For all the similarities, these cleaned-up guitarists have created wildly different books, especially in their narrative voices. In contrast to Sixx’s over-the-top, exclamation-pointed, large-font hysteria, Clapton’s tone is almost emotionless. And Slash doesn’t seem to have any personal voice – the words appear far more to be co-author Anthony Bozzo’s. Clapton wrote his book after his dissatisfaction with a co-writer’s version. Sixx’s work is a pastiche of a diary he kept during the year when Motley Crue’s fame coincided with his peak drug use. The entries are annotated by the current version of Sixx and by various and sundry members of his professional and personal entourage, some of whom pointedly contradict his accounts.

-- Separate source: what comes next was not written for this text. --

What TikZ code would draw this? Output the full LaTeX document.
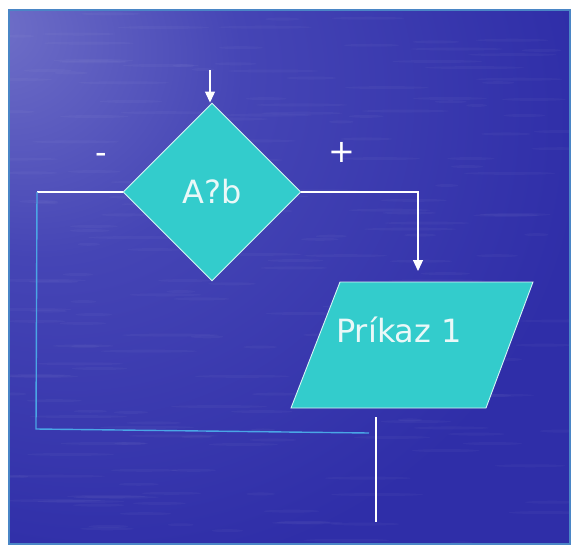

Each musician comes from fractured, unconventional, “Oprah”-worthy families. Clapton was raised by his small-town grandparents in straightened financial circumstances. He was told his mother was his older sister – a lie his extended family maintained and he blames for souring his life. He grouses: “The feelings of insecurity I had about my home life made me hate school.” Yet he describes his grandparents – who raised him as their son – as warm and kindly, saying they spoiled him. One wonders how well any of these men understand their lives; Clapton, constantly in the spotlight as lead guitarist and the object of the “Clapton is God” graffiti, writes “I hated anything that would single me out and get me unwanted attention.” Sixx’s childhood found him shuttled from one household to another, feeling unwanted in each. One doesn’t need to know much psychiatry to relate his anger at his mother, full of bile and blame toward her – even now he feels she doesn’t love him – to his indefatigable misogyny. In a weird way, Slash’s youth seems almost charmed. His hippie parents, a British father and African-American mother, moved to California and soon divorced. His mother’s successful costume-design career introduced him to movers and shakers in rock. At age 13 he was sleeping with his girlfriend of the same age at her house, with her mother’s permission and her gifts of pot.

All these rehabbed rockers chronicle gripping early life-stories and celebrity sensationalism. But it is Clapton’s that is ready for the major biopic with a life that is bursting with melodrama, romance, and hit songs. Besotted with his guitar pal George Harrison’s wife Patty, the relationship blossomed into marriage and nine years later wilted in divorce. She reports in her own recent autobiography that Clapton wasn’t fun to be around, though she is rather proud of the songs he wrote for her, especially “Wonderful Tonight.” Years later, his toddler son Connor died, accidentally falling out the window of a New York high-rise. Such is the stuff of Clapton’s life and loves that I’d be astonished if a movie isn’t already underway. His current popularity even provides a sappy-happy Hollywood ending.